Getting the Python standard library (i.e. the core libraries that come with any Python installation) working on your machine is a pretty trivial task these days. In fact, it comes pre-installed on Ubuntu and Mac. Until recently, what wasn’t so easy was getting all the extra libraries relevant to the weather and climate sciences playing along nicely with the standard library. The problem stems from the fact that while the default Python package installer (pip) is great at installing libraries that are written purely in Python, many scientific / number crunching libraries are written (at least partly) in faster languages like C (because speed is important when data arrays get really large). Since pip doesn’t install dependencies like the core C or netCDF libraries, getting all your favourite Python libraries working together was problematic (to say the least). To help people through this installation nightmare, Continuum Analytics have released (for free) Anaconda, which bundles together around 200 of the most popular Python libraries for science, maths, engineering and data analysis. What’s more, if you need a library that isn’t part of the core 200 and can’t be installed easily with pip, then they have developed their own package manager called conda (see here and here for some great background posts about conda). People can write conda packages for their favourite Python libraries (which is apparently a fairly simple task for experienced developers) and post them on anaconda.org, and those conda packages can be used to install the libraries (and all their dependencies) on your own machine.

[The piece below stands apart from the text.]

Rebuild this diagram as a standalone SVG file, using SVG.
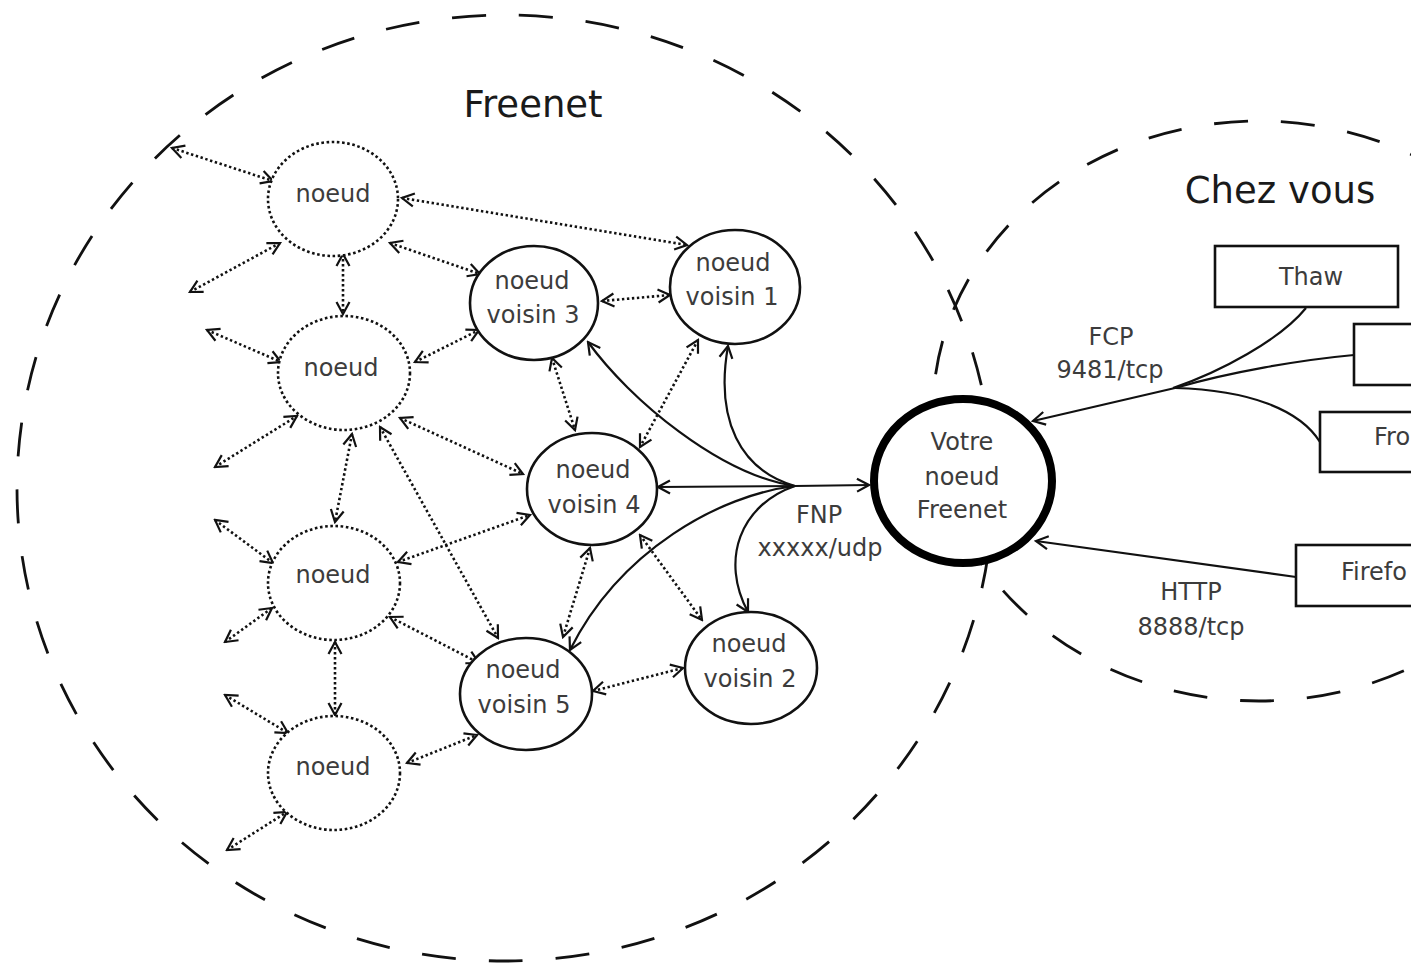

In terms of my personal Python install, the main extra libraries I care about are iris and cartopy (for plotting), xarray (for climate data analysis), eofs (for EOF analysis) and windspharm (for wind related quantities like the streamfunction and velocity potential). There are Linux, Mac and Windows flavoured conda packages for all four at the fantastic IOOS channel at anaconda.org, so installing them is as simple as entering something like this at the command line:
conda install -c http://conda.anaconda.org/ioos xarray
The availability of these packages for all three operating systems is something that has only happened very recently and won’t necessarily be the case for less widely used packages. The pattern I’ve noticed is that Linux packages tend to appear first, followed by Mac packages soon after. Widely used packages eventually get Windows packages as well, but in many cases this can take a while (if at all).

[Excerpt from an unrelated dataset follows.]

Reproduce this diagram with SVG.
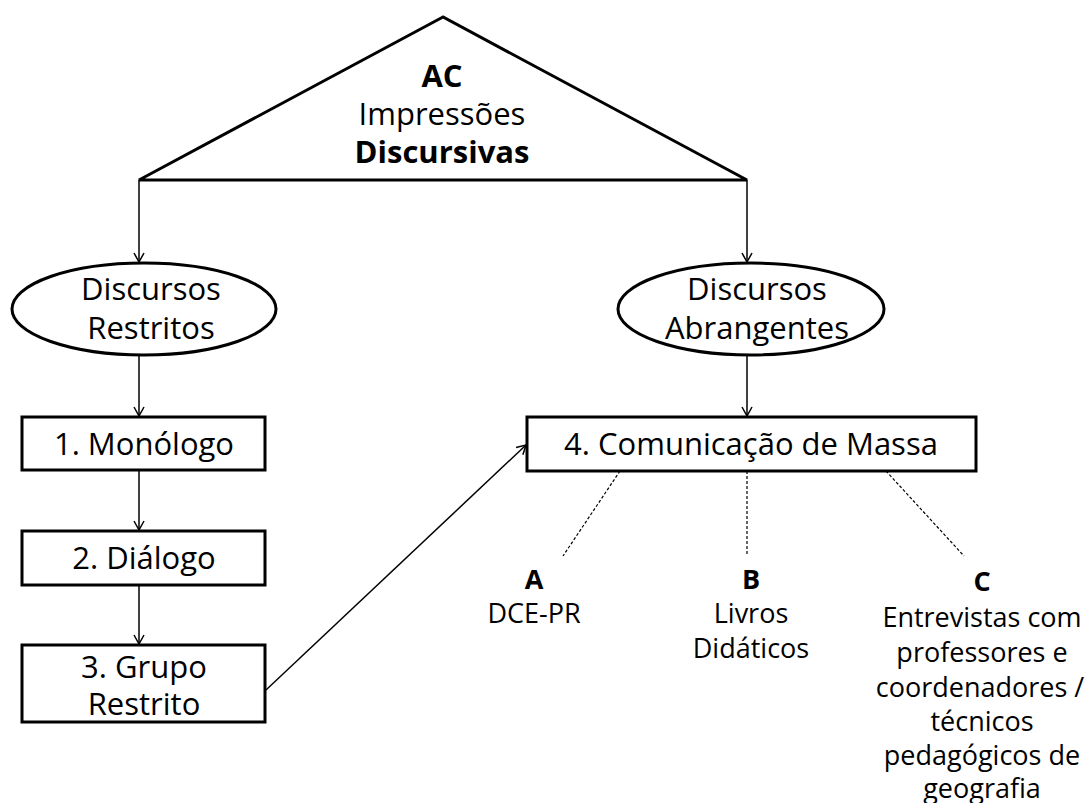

UV-CDAT has binaries available for Ubuntu and Mac, in addition to binaries for the dependencies (which is very nice of them). There are no binaries for Windows at this stage.
If you’re struggling when it comes to software installation, rest assured you definitely aren’t alone. The software installation problem is a source of frustration for all of us and is a key roadblock on the path to open science, so it’s great that solutions like anaconda.org are starting to pop up. In the meantime (i.e. while you’re waiting for a silver bullet solution), probably the best thing you can do is have a serious think about your operating system. I don’t like to take sides when it comes to programming languages, tools or operating systems, but the reality (as borne out in the example above) is that developers work on Linux machines, which means they first and foremost make their software installable on Linux machines. Macs are an afterthought that they do often eventually get around to (because Mac OS X is based on Linux so it’s not too hard), while Windows is an after-afterthought that often never gets addressed (because Windows is not Linux-based and is therefore often too hard) unless you’re dealing with a proprietary package that can afford the time and effort. If you want to make your life easy when it comes to scientific computing in the weather and climate sciences, you should therefore seriously consider working on a Linux machine, or at least on a Mac as a compromise.